■ REQUIRED TASK
Report how many lines hold the string "with". Give the number and nothing else.

■ GIVEN INFORMATION
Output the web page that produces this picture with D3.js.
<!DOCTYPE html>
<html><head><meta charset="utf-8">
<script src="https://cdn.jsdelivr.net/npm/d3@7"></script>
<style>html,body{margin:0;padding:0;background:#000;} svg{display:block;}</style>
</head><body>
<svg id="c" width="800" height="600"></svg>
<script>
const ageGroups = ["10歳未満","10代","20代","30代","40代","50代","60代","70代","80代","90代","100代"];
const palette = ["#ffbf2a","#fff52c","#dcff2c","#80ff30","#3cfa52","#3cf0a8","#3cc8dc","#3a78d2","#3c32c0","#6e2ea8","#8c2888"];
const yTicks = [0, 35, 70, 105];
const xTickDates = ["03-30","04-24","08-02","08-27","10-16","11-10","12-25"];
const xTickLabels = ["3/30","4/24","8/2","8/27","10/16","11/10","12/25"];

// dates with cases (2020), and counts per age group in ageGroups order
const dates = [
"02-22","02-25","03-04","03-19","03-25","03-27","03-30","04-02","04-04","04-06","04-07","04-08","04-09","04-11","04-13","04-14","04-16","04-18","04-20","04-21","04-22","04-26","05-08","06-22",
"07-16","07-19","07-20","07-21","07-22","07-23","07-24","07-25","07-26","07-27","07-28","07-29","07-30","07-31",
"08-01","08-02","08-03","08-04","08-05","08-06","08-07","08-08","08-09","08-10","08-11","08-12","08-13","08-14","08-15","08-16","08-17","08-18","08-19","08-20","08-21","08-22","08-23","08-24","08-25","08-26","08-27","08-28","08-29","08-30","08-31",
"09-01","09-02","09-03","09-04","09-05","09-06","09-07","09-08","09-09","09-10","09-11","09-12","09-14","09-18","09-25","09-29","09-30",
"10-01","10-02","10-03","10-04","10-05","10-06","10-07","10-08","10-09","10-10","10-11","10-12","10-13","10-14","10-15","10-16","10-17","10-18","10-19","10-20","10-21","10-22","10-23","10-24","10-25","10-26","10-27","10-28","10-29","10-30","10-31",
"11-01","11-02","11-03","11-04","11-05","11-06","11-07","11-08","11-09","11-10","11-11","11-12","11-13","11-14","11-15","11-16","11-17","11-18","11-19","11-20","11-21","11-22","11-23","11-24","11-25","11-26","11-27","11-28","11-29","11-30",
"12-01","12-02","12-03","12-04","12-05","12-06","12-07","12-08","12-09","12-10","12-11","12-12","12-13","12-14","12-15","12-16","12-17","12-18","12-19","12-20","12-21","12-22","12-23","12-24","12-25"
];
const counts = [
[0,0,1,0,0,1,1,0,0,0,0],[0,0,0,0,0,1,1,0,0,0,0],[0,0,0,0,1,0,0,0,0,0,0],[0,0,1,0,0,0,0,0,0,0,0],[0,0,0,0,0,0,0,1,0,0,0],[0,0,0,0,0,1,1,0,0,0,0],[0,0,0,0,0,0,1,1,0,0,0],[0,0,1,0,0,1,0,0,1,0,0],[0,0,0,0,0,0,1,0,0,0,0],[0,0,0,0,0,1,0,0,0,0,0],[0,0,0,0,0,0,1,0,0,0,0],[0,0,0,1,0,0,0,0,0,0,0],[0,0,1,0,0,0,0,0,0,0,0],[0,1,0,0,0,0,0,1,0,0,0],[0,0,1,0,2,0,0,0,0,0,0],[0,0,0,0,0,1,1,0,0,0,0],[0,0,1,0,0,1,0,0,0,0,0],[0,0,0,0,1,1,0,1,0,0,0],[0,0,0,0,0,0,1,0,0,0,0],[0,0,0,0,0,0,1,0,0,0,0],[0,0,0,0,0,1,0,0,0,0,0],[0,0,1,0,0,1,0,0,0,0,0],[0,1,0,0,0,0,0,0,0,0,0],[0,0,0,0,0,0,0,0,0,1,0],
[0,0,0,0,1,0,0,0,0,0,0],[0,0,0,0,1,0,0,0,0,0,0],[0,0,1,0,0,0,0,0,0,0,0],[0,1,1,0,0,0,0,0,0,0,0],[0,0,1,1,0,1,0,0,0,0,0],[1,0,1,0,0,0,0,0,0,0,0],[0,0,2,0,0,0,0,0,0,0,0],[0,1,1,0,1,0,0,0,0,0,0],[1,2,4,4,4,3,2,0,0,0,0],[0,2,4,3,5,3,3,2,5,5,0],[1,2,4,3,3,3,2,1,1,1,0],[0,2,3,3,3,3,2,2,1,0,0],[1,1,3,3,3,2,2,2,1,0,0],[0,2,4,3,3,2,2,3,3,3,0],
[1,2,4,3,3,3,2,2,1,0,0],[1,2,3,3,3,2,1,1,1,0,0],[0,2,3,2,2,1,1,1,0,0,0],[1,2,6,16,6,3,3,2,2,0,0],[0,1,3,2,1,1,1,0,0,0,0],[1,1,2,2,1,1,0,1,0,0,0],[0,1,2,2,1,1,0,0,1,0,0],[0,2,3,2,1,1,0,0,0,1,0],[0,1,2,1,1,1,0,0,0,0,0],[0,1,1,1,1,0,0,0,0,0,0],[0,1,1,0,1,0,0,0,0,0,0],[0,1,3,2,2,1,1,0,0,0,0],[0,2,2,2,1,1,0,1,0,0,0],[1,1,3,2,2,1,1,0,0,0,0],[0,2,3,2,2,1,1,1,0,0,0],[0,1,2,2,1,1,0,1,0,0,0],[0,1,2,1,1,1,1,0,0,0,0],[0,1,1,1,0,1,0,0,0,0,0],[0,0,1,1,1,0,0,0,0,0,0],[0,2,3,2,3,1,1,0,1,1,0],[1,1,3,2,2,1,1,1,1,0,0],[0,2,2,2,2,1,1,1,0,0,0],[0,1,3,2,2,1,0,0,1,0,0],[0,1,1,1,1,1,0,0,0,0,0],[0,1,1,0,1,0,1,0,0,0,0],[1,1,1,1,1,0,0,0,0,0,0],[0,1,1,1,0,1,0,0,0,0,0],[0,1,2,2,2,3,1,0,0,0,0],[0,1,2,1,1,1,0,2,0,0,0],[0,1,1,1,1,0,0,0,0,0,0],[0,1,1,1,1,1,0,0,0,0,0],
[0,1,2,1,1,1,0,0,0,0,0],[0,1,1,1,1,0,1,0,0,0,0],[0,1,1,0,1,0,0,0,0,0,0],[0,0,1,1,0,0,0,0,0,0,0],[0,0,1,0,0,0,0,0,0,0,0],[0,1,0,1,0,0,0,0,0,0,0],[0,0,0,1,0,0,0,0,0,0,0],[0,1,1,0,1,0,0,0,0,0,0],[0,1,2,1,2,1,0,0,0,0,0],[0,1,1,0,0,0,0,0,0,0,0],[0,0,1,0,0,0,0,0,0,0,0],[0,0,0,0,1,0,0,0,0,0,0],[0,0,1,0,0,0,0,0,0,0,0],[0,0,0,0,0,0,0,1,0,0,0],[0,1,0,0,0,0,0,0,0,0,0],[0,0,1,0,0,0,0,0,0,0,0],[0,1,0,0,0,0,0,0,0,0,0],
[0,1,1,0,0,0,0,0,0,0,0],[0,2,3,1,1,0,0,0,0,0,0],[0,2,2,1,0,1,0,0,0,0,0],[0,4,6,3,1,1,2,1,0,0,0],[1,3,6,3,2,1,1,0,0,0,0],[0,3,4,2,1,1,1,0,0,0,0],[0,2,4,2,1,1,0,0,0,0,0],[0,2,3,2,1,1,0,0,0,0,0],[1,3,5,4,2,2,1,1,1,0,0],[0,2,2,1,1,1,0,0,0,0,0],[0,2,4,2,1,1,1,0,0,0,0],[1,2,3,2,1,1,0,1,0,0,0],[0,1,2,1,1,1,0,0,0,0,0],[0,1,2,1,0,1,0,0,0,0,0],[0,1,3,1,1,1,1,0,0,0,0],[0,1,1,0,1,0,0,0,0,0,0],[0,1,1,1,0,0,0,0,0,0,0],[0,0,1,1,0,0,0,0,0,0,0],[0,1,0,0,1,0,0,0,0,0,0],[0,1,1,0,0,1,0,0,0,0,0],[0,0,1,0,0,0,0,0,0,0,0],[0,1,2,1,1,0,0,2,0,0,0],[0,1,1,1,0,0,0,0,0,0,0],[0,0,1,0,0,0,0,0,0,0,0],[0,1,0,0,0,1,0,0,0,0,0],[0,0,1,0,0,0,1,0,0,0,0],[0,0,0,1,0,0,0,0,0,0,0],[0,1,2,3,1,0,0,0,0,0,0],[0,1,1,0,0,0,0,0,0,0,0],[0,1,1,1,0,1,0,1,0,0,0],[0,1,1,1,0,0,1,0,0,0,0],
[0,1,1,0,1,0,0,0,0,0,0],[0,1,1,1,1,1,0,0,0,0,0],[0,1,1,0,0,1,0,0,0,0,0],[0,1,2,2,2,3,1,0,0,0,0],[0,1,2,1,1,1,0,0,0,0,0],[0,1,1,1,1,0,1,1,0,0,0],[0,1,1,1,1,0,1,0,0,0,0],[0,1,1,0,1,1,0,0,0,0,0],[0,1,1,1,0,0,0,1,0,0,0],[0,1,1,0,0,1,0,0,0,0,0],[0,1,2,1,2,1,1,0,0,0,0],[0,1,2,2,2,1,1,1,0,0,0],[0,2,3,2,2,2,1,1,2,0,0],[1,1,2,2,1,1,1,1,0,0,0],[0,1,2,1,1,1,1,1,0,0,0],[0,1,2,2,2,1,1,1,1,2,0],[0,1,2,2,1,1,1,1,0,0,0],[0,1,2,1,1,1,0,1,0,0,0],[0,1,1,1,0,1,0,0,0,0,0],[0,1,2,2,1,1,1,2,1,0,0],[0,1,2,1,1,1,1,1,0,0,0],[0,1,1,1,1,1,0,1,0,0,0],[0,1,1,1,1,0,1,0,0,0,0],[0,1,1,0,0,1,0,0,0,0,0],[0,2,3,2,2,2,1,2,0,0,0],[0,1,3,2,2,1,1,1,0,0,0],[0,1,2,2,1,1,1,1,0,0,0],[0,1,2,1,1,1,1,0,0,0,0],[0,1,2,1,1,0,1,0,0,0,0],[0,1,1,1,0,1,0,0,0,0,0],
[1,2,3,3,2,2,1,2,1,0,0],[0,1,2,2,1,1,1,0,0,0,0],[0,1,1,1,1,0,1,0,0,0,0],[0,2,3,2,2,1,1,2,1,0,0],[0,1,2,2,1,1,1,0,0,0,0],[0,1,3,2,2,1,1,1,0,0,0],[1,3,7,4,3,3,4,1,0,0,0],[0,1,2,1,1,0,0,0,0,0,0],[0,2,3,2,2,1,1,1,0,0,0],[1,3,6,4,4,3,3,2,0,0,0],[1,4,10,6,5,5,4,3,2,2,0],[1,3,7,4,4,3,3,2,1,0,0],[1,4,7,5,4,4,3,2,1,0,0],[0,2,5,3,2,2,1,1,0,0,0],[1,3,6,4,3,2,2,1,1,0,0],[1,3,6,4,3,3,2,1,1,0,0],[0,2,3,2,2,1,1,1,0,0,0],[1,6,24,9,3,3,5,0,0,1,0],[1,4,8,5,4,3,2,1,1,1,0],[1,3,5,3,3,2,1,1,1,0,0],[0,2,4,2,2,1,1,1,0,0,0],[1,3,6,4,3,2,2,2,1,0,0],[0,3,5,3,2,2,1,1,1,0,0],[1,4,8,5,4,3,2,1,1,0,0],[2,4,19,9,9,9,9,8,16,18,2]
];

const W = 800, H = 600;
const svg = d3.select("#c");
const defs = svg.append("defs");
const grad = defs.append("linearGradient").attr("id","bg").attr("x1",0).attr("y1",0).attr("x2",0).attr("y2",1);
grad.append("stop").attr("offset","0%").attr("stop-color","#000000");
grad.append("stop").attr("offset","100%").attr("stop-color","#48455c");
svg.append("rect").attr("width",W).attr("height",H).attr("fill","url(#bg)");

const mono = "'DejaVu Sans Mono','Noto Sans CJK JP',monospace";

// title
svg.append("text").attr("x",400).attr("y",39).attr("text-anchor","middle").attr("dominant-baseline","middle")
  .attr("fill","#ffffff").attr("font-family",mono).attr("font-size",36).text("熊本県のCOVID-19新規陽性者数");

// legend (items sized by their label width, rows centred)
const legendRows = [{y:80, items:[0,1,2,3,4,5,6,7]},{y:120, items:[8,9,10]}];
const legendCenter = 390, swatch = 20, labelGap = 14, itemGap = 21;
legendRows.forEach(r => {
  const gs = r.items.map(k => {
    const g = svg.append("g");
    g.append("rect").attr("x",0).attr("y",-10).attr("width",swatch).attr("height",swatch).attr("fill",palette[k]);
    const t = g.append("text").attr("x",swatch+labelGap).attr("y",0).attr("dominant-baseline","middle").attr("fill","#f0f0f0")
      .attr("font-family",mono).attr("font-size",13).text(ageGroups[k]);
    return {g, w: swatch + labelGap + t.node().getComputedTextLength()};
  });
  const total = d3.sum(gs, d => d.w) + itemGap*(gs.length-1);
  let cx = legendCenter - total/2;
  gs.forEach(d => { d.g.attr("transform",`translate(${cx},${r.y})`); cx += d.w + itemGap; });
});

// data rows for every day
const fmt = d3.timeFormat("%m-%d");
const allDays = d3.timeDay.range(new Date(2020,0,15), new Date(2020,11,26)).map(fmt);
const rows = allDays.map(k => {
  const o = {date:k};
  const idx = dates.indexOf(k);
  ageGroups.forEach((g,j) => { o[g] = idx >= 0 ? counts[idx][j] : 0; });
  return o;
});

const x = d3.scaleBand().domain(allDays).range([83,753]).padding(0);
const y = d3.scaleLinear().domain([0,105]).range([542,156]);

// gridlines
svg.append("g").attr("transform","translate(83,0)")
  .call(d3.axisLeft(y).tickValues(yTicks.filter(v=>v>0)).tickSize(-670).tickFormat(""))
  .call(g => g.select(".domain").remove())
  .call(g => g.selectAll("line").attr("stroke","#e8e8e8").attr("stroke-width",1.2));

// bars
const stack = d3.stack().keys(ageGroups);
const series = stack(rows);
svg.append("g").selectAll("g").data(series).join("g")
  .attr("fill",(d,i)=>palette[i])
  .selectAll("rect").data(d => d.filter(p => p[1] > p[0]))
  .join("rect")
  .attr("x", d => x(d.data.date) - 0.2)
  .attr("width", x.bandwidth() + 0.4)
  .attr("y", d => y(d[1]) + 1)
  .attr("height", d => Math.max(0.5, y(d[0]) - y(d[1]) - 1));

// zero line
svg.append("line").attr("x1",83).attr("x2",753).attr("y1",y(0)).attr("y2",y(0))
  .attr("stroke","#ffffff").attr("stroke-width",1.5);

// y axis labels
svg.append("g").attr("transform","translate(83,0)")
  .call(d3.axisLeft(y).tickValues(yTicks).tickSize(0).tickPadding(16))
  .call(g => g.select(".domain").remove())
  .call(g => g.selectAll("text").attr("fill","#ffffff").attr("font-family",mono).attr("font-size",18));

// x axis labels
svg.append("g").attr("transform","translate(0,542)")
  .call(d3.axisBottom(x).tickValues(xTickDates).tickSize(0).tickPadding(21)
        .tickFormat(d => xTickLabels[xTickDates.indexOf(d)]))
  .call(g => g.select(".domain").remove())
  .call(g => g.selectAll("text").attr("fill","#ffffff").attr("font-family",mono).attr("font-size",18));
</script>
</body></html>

■ TASK OUTPUT
2